Your goal: Using the listing below, select the lines with the word "this" and copy them.

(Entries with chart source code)
— Start —

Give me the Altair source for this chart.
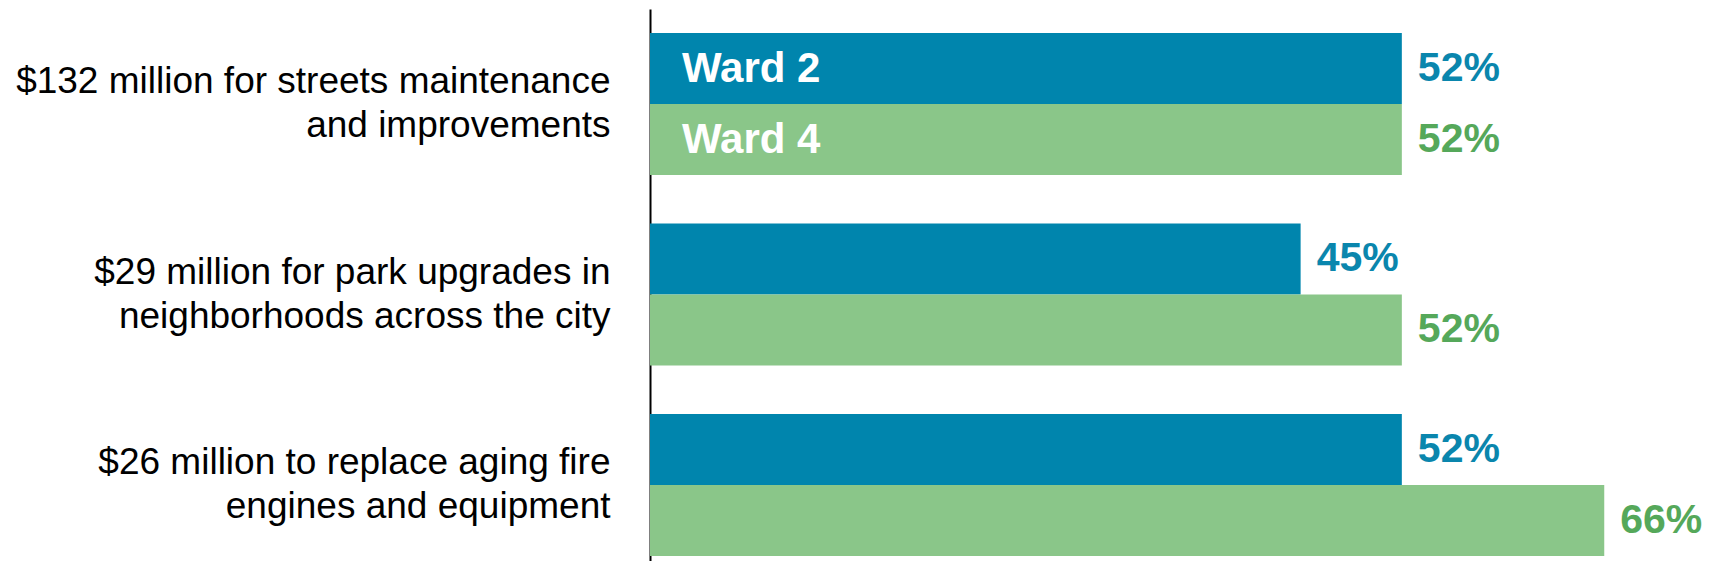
import altair as alt
import pandas as pd

categories = [
    "$132 million for streets maintenance|and improvements",
    "$29 million for park upgrades in|neighborhoods across the city",
    "$26 million to replace aging fire|engines and equipment",
]
wards = ["Ward 2", "Ward 4"]
ward2_values = [52, 45, 52]
ward4_values = [52, 52, 66]

bar_colors = ["#0085AD", "#8AC689"]
label_colors = ["#0A86AD", "#55A85A"]

rows = []
for i, cat in enumerate(categories):
    rows.append({"category": cat, "ward": wards[0], "value": ward2_values[i],
                 "label": f"{ward2_values[i]}%", "lc": label_colors[0]})
    rows.append({"category": cat, "ward": wards[1], "value": ward4_values[i],
                 "label": f"{ward4_values[i]}%", "lc": label_colors[1]})
df = pd.DataFrame(rows)

FONT = "Liberation Sans, Arial, sans-serif"

base = alt.Chart(df).encode(
    y=alt.Y(
        "category:N",
        sort=categories,
        scale=alt.Scale(paddingInner=0.2546, paddingOuter=0.0761, align=0.83),
        axis=alt.Axis(
            title=None,
            labelExpr="split(datum.label, '|')",
            labelFont=FONT,
            labelFontSize=37,
            labelColor="#000000",
            labelPadding=40,
            labelLineHeight=44,
            labelOffset=-22,
            labelLimit=0,
            ticks=False,
            domainColor="#000000",
            domainWidth=2,
            grid=False,
        ),
    ),
    yOffset=alt.YOffset("ward:N", sort=wards,
                        scale=alt.Scale(paddingInner=0, paddingOuter=0)),
)

xscale = alt.Scale(domain=[0, 72], nice=False, zero=True)

bars = base.mark_bar().encode(
    x=alt.X("value:Q", scale=xscale, axis=None),
    color=alt.Color("ward:N", scale=alt.Scale(domain=wards, range=bar_colors), legend=None),
)

values = base.mark_text(
    align="left", baseline="middle", dx=16, font=FONT, fontSize=41, fontWeight="bold"
).encode(
    x=alt.X("value:Q", scale=xscale, axis=None),
    text="label:N",
    color=alt.Color("lc:N", scale=None),
)

inner = base.mark_text(
    align="left", baseline="middle", font=FONT, fontSize=42, fontWeight="bold", color="#FFFFFF"
).encode(
    x=alt.value(32),
    text="ward:N",
).transform_filter(
    alt.FieldEqualPredicate(field="category", equal=categories[0])
)

chart = (
    alt.layer(bars, values, inner)
    .properties(
        width=1041,
        height=552,
        autosize=alt.AutoSizeParams(type="none"),
        padding={"left": 642, "top": 1, "right": 12, "bottom": 0},
        view=alt.ViewBackground(stroke="#FFFFFF", strokeOpacity=0, strokeWidth=0),
    )
    .configure_view(strokeWidth=0, strokeOpacity=0, stroke="#FFFFFF")
    .configure(background="#FFFFFF")
)

chart.save("out.html", embed_options={"renderer": "svg", "actions": False})
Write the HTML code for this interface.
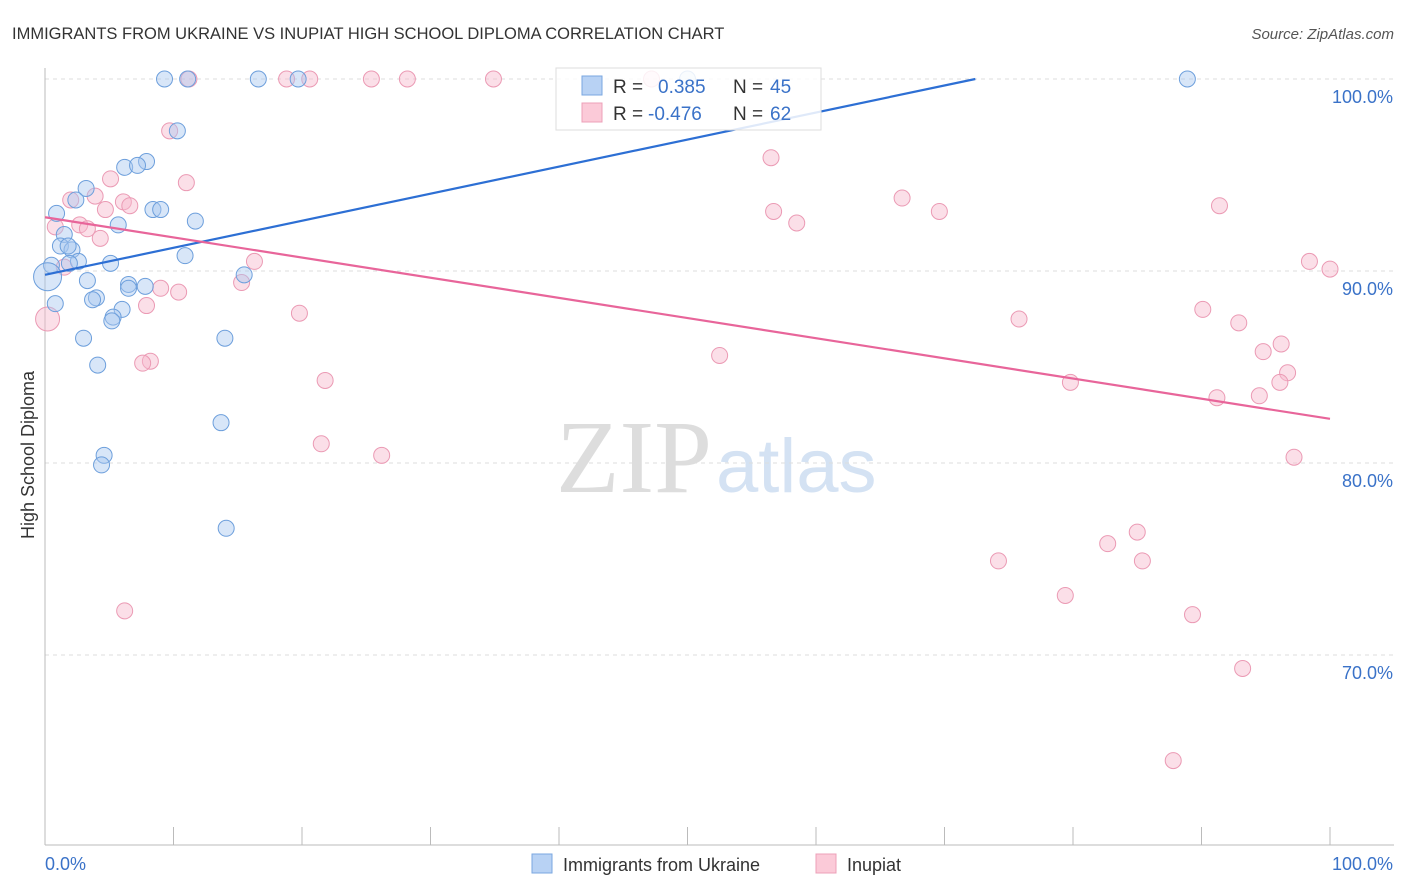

— End —

The output:
Give me the Altair source for this chart.
Write the HTML code for this interface.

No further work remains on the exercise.